Markit PMI'ın artık dibi görmüş olabileceği ve potansiyel bir toparlanma işaretleri gösterdiği de gözlerden kaçmamalı. Okuma Mayıs ortasından bu yana 50 civarındaydı. Bu da ISM PMI sonuçlarından farklı bir bakış açısı sunuyor.
Piyasa Hala Gergin
Yine de hisse piyasası hala endişeli. Bunun sonucu olarak da 1 Ekim'de ISM raporunun yayınlanmasının ardından S&P 500 %4,5'lik bir düşüş yaşadı. 19 Eylül'de zirve yapışından bu yana endeks 3 Ekim itibariyle yaklaşık %4'lük bir düşüşle 3.022'den 2.910'a geriledi. Ek olarak, ABD 10 yıllık Hazine Tahvil geliri keskin bir düşüşle %1,78'den %1,54'e geriledi.
Bekleme Devam Ediyor
Resesyon korkularının ilk ortaya çıkışının üzerinden bir yıl geçti ve bir resesyonun gerçekten yaşanıp yaşanmayacağı hala belirsizliğini koruyor. Bu noktada en iyi seçenek verilerin yetersiz olduğunu, ya da daha iyisi, bir resesyonu desteklemediğini söylemek olabilir. Sonuçta ISM PMI üçüncü çeyrek GSYİH için pozitif bir yıllık büyüme oranına karşılık geliyor. İmalatın ABD ekonomisinin küçük bir kısmını temsil ettiğini de unutmamak gerek. 2018 yılında imalat, 18,7 trilyon Dolar'lık ABD ekonomisinin yaklaşık %11,7'sine denk gelen 2,2 trilyon Dolar'lık kısmını oluşturdu.
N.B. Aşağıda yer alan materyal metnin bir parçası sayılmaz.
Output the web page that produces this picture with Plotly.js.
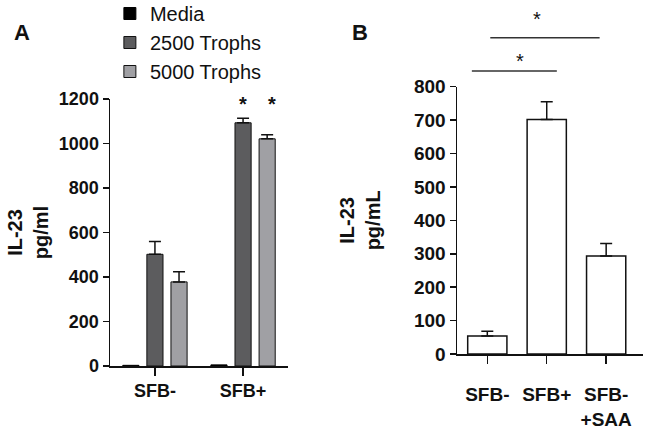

Bir resesyonun gelişi, ABD tarihinin en uzun süreli ekonomik genişleme döneminin sona ermesi anlamına gelir. Bu bir resesyonun yaşanmayacağı anlamına gelmiyor, ancak son veriler yolda bir resesyon olduğunu da işaret etmiyor.
Hayattaki her şey gibi, bunu da zaman gösterecek.